The Biden administration declared Thursday how it will be allocating 25 million vaccine doses that it is donating to countries across the world. This is the first tranche of the 80 million surplus shots that the US promised last month it would donate by end of June. The first tranche includes shots made by three US-based companies, Pfizer, Moderna and Johnson & Johnson.
The US has reserved seven million of the 25 million shots for Asia, including India, Nepal, Bangladesh, Pakistan, Sri Lanka, Afghanistan, Maldives, Malaysia, Philippines, Vietnam, Indonesia, Thailand, Laos, Taiwan, Papua New Guinea, and the Pacific Islands.
However, both India and the US will now begin discussions on how much will be given to New Delhi, and this will depend on whether the Modi government is able to indemnify the US vaccine makers — Pfizer, Moderna and Johnson and Johnson — from legal liability in case of severe adverse reactions, top-level sources told ThePrint.
Hence, India will now have to hold negotiations with not just Biden administration officials, but also with the three pharma majors, the sources added.
Several vaccine makers, including Pfizer and Moderna, have sought indemnity from countries where the vaccines are being released. The US and the UK are among the countries that have indemnified vaccine makers.
Pfizer, Moderna and Johnson & Johnson are also among the firms with which India is in talks for sourcing of vaccines, and their possible manufacture in the country. The Modi government is currently in talks with Pfizer over indemnity.
During a telephonic press briefing Friday, Gayle E. Smith, Coordinator for US Global Covid Response, US State Department, told a select group of reporters that the “refinement of actual numbers will be done with governments” and thus she would be “careful on putting a number out there”. “But they will be substantial numbers,” she added.
The aforementioned sources said right now there is also “no clarity” on whether India will be considered for the next round of vaccine doses to be allocated by the Biden administration. After the first round of donations, the US will be left with 55 million doses that it plans to distribute by June end.
US ‘concerned’ over Compulsory Licensing issues
While vaccine distribution is one aspect of India and the US’ health cooperation, Washington is also keen on tying up with local vaccine producers in order to go for large-scale production of the shots.
However, according to the sources quoted above, the US has sought an assurance from India that, in the process, New Delhi will “not invoke compulsory license (CL) provisions” as enumerated in the Indian Patents Act as well as under Article 31 of the TRIPS (Intellectual Property) Agreement of the World Trade Organisation.

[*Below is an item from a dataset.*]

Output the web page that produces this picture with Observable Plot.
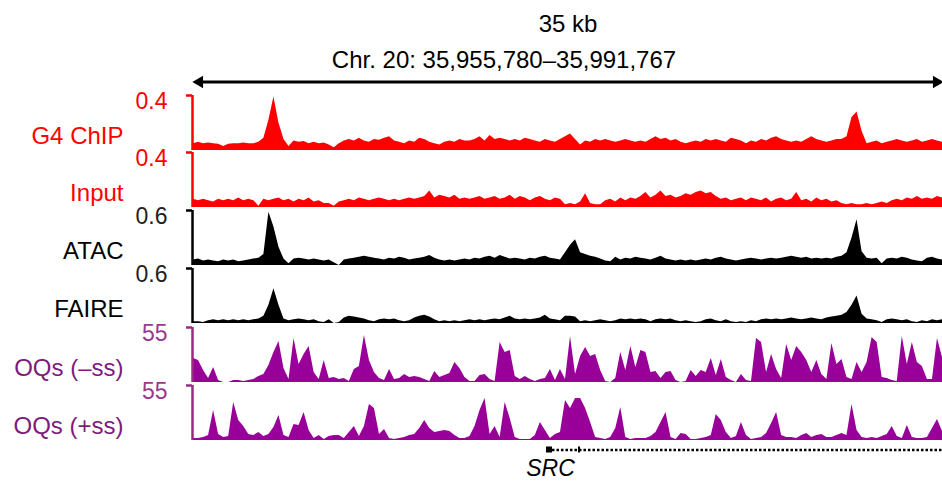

Under the CL provisions, India can allow a local vaccine maker to produce the American vaccines without the consent of the patent owner.
According to the sources, the US has been “sceptical” that India might invoke the CL provisions after a certain number of years.
The US, sources said, has also cited a 2012 incident that saw India grant CL to domestic drug producer Natco Pharma to manufacture and sell German Bayer Corporation’s cancer drug — Nexavar.
“The US has said if India can invoke CL once, what stops them to do so again? So investments that have been planned by the US vaccine makers for joint collaboration are stuck on this aspect,” said an official involved in the talks, on condition of anonymity.
The US, the sources said, is keen to produce its vaccines in India instead of anywhere else because of the country’s robust lab infrastructure as well as qualified and skilled manpower.
The Modi government, the sources added, is keen to see collaborations between US vaccine makers and Indian players such as Bharat Biotech, Biological E, Biocon and Dr Reddy’s Laboratories, among others.